■ Given exercise
Below are entries. Reproduce exactly the lines between the line holding "What React, TypeScript" and the line holding "import * as", inclusive, and only those.

── Data provided

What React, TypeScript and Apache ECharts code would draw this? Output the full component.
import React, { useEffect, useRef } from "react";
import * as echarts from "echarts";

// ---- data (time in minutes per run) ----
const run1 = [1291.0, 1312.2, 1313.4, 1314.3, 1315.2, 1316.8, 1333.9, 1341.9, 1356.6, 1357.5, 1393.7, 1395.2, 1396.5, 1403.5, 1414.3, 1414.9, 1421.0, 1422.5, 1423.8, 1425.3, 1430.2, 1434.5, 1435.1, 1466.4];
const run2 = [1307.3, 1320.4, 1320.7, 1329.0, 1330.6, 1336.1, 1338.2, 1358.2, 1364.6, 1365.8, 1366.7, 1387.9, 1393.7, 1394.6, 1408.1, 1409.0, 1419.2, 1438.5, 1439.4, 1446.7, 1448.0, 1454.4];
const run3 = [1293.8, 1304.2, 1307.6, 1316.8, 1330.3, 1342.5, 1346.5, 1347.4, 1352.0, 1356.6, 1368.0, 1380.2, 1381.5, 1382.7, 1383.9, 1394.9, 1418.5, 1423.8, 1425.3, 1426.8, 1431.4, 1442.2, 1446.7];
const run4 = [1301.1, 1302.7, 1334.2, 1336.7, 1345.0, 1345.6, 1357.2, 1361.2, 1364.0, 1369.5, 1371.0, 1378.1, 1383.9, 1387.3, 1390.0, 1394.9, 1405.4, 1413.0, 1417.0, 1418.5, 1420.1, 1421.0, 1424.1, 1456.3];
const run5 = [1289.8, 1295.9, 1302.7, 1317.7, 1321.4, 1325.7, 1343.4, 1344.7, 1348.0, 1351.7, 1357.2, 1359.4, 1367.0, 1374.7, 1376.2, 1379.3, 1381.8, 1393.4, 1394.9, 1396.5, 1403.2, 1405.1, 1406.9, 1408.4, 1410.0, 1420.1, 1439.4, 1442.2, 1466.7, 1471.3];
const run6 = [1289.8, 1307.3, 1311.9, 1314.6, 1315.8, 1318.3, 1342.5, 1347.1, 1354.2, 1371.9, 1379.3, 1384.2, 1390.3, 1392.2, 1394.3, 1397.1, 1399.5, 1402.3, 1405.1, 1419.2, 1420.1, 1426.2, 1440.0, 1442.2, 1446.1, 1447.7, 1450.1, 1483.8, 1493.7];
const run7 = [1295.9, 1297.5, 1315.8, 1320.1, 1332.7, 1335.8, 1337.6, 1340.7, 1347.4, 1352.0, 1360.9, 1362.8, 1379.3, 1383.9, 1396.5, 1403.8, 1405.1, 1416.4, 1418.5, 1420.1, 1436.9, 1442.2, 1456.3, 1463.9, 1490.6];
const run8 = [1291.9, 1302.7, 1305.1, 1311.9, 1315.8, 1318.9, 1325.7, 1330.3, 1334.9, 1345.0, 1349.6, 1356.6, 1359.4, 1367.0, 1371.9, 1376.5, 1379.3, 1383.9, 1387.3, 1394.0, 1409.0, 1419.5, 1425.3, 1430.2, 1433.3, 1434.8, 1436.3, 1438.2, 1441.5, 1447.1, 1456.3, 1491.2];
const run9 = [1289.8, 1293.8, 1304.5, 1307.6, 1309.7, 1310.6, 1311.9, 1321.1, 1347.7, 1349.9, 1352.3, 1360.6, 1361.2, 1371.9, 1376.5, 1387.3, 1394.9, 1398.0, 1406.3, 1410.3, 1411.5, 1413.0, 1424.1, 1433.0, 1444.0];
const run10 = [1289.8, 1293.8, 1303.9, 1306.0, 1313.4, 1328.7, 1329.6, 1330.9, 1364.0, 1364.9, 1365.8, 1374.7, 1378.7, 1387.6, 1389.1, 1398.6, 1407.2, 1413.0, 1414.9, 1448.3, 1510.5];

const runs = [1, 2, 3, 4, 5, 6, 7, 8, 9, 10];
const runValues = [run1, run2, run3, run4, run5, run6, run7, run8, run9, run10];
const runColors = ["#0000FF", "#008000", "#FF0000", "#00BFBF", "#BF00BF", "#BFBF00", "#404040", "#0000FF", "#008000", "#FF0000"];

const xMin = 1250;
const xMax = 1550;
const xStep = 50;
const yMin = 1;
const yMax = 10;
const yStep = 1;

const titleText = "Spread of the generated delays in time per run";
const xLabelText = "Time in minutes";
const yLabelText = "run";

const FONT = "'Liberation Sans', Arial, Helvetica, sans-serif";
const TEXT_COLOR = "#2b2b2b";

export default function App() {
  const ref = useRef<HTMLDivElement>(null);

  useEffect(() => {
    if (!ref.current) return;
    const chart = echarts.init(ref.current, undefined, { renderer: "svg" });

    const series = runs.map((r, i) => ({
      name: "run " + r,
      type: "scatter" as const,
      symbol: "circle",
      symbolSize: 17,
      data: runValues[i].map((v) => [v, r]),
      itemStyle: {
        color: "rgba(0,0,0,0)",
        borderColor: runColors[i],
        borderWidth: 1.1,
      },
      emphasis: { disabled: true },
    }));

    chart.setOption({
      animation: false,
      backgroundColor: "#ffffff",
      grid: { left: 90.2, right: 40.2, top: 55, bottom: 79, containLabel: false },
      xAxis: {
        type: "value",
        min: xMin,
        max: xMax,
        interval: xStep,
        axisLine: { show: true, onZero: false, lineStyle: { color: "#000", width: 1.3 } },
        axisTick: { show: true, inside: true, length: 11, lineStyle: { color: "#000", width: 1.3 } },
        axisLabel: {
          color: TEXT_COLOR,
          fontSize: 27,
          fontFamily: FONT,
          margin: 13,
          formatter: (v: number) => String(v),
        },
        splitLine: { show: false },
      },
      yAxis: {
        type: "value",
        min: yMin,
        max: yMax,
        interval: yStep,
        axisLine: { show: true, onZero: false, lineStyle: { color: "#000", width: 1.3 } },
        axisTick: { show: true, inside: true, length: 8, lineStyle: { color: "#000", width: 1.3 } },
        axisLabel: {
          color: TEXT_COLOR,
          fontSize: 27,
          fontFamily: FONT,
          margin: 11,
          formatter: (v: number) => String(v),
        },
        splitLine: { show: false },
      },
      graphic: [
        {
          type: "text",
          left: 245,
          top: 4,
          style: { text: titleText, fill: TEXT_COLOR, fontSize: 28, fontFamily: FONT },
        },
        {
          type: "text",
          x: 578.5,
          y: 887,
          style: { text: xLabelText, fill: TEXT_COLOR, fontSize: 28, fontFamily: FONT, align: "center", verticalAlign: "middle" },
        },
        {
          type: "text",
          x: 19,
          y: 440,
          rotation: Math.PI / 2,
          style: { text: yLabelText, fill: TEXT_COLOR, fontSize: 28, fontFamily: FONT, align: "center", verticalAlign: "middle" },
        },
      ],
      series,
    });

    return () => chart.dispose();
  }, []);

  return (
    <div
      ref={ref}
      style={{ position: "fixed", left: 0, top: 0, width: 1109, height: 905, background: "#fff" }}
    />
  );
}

────
── Data provided

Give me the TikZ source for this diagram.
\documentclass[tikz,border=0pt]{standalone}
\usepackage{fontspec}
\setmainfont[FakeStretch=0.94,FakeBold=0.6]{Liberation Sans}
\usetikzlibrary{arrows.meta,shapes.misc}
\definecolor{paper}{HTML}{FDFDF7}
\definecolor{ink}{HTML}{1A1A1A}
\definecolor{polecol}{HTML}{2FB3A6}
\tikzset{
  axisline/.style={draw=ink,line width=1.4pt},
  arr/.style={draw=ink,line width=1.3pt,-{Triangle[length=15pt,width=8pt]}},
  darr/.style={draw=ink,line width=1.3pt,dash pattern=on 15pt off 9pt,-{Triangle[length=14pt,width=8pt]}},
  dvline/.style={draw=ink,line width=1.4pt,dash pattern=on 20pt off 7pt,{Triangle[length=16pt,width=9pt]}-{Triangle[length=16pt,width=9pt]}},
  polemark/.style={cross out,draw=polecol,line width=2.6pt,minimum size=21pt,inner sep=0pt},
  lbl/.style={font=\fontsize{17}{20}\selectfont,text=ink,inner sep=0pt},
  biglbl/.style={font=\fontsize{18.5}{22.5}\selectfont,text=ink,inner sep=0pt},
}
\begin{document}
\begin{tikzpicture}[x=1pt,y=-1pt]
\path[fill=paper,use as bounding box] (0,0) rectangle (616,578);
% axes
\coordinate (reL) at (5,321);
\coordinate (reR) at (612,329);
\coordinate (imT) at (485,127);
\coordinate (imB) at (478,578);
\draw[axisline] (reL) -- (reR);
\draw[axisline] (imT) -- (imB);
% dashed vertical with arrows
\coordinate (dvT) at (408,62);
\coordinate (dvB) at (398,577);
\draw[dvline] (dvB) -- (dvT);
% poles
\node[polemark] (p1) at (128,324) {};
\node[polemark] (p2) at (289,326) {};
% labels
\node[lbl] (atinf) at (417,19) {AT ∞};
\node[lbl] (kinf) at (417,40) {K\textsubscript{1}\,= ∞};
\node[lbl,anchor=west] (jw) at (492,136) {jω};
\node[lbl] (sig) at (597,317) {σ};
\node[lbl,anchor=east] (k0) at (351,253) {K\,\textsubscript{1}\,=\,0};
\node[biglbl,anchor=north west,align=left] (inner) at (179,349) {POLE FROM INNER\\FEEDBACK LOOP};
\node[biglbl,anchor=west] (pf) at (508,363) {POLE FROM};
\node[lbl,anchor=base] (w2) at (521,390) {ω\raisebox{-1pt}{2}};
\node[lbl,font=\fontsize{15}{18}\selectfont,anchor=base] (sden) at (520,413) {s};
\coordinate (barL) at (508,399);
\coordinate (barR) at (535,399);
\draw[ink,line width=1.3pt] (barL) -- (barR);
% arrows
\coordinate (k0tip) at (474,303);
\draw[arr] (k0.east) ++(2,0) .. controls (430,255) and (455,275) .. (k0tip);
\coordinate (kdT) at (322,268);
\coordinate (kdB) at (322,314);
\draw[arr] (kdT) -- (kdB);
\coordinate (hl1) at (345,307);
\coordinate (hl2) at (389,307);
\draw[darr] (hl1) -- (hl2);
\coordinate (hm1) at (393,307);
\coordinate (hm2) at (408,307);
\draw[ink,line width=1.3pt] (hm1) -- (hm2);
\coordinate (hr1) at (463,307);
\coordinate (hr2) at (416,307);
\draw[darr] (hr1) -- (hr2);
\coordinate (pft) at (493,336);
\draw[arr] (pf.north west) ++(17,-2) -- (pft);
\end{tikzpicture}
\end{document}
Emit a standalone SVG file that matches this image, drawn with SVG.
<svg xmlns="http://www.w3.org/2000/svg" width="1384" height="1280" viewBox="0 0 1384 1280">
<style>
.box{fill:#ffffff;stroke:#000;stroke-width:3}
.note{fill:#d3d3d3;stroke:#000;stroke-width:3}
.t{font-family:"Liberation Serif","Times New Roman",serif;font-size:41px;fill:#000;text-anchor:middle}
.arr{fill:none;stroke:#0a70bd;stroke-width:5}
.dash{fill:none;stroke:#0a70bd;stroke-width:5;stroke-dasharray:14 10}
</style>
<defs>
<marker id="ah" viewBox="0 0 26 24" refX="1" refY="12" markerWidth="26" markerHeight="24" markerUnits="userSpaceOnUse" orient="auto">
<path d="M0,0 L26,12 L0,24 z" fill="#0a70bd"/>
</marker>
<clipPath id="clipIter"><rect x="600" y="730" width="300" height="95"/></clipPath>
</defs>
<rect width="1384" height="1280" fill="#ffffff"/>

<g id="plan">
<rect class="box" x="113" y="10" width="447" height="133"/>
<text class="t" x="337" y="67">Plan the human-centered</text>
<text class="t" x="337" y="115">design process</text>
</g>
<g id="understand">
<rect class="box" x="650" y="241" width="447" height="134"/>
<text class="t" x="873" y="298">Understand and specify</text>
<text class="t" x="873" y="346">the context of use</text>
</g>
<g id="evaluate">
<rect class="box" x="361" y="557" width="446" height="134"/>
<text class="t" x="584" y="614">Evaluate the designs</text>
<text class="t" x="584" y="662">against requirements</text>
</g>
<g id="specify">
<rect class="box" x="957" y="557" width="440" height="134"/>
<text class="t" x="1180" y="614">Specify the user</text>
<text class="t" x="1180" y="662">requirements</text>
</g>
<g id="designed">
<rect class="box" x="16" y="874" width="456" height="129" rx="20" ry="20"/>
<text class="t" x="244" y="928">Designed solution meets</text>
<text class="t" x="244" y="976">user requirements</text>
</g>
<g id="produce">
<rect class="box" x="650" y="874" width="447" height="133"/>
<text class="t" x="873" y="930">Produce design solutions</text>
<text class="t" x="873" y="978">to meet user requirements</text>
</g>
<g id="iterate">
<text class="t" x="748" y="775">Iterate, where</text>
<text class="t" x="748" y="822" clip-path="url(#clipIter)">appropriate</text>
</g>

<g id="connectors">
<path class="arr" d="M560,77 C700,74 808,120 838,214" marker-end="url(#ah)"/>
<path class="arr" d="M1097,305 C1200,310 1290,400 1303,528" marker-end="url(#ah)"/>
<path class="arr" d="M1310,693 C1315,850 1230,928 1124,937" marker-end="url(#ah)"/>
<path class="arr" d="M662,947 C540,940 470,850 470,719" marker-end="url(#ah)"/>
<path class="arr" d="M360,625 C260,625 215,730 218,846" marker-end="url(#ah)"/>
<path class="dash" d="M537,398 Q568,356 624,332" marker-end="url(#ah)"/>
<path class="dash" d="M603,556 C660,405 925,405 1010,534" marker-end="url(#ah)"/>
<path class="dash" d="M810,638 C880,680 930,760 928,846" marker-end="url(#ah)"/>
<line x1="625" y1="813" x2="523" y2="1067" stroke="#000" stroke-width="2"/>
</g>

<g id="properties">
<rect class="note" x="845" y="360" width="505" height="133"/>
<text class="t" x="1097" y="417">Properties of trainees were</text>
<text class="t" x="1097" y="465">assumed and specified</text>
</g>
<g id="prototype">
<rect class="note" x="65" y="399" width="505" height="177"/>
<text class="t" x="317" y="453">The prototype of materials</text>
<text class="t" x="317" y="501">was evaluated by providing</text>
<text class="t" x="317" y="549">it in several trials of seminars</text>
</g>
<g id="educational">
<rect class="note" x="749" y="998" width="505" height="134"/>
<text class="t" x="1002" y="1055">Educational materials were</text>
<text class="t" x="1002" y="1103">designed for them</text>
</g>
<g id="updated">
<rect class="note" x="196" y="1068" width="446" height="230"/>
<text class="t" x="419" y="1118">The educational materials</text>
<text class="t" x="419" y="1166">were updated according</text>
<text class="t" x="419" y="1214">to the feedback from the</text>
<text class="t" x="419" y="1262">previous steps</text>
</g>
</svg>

────
── Data provided

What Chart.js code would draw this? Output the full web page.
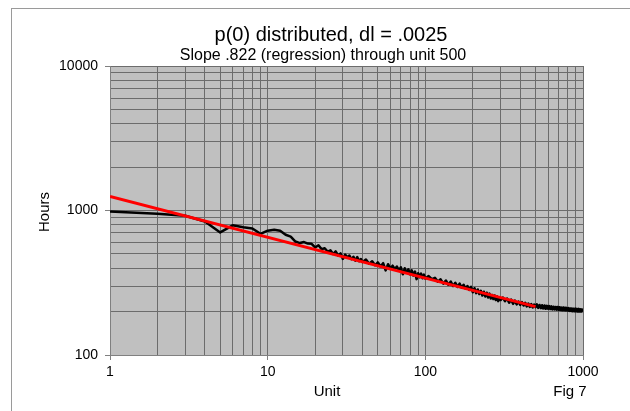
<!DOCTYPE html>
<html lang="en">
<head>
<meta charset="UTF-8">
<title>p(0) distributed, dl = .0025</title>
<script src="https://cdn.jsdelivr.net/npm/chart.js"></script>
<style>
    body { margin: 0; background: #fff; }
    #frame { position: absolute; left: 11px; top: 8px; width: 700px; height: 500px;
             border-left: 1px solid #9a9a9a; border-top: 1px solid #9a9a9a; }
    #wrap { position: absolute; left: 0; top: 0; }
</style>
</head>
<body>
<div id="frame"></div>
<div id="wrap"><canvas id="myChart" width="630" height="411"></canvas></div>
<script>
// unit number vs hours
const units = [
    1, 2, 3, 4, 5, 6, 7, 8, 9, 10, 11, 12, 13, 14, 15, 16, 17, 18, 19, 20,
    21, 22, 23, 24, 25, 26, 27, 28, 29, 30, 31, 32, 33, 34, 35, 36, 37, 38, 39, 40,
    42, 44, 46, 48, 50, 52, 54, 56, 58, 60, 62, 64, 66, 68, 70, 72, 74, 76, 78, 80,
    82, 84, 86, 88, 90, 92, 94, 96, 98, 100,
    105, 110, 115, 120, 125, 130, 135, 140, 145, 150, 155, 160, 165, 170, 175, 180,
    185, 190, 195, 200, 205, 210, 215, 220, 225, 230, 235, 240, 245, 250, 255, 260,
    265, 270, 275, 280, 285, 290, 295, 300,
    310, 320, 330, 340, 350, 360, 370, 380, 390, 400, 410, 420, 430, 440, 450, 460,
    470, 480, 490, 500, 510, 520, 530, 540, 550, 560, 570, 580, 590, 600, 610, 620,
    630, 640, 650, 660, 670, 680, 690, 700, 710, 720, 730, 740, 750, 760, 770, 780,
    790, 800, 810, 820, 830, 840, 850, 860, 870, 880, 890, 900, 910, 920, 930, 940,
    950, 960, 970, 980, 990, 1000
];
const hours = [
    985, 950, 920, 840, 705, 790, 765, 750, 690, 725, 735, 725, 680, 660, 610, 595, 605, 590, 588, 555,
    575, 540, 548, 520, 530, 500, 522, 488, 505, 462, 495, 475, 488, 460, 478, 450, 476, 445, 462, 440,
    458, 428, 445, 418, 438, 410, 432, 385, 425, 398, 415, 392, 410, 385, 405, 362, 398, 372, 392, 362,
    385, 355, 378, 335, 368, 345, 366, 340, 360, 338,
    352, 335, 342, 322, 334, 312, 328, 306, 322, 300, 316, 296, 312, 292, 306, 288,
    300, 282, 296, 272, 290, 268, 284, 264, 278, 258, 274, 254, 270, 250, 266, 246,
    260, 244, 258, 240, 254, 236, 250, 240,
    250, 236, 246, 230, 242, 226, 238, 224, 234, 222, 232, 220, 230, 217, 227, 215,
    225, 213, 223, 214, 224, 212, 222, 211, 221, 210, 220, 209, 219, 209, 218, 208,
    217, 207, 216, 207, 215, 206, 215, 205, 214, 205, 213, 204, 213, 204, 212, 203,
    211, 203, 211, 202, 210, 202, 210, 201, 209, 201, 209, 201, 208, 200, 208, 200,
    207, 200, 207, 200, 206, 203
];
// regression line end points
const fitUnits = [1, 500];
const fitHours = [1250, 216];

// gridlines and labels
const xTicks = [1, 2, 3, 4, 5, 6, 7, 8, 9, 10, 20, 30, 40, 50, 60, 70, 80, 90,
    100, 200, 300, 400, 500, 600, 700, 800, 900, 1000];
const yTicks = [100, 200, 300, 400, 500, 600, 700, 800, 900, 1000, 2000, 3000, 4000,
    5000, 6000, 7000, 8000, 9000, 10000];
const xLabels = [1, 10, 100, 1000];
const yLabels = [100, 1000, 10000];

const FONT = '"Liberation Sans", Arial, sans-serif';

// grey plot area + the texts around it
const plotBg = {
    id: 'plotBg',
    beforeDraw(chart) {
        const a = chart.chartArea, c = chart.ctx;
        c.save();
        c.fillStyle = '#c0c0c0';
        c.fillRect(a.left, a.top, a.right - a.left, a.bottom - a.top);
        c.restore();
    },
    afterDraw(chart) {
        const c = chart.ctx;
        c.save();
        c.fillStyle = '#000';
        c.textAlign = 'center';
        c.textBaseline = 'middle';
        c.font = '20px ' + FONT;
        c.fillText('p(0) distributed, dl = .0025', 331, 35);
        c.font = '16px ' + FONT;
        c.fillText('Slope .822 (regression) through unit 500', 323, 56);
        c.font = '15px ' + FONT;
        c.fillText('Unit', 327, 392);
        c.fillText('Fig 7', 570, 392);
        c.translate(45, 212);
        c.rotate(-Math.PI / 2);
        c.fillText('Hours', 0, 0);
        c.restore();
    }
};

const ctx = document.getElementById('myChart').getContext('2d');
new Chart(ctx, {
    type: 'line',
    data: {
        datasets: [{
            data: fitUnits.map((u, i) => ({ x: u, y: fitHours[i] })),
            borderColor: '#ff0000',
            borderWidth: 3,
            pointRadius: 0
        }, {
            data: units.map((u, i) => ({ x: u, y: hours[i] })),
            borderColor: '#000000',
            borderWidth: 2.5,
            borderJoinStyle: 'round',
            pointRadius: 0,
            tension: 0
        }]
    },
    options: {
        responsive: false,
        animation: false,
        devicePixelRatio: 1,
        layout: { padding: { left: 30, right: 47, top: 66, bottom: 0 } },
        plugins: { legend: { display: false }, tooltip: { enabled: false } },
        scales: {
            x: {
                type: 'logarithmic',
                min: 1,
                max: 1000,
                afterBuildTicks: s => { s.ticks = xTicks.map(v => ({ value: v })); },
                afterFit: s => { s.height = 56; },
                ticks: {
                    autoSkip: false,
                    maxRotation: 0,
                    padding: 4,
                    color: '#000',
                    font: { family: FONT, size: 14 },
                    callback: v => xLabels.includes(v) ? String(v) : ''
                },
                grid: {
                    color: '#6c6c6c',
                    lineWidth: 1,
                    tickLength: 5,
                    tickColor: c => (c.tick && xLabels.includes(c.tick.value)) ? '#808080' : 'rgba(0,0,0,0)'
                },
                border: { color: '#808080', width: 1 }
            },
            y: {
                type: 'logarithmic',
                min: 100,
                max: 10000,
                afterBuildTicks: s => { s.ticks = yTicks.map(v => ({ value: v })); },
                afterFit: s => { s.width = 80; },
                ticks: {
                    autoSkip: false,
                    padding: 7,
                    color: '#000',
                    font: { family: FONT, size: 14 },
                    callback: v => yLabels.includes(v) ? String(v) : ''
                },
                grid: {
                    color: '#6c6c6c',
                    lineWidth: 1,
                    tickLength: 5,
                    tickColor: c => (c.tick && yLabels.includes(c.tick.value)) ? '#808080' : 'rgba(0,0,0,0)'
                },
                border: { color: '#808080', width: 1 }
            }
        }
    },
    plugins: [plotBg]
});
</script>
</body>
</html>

────

■ Result of this task
What React, TypeScript and Apache ECharts code would draw this? Output the full component.
import React, { useEffect, useRef } from "react";
import * as echarts from "echarts";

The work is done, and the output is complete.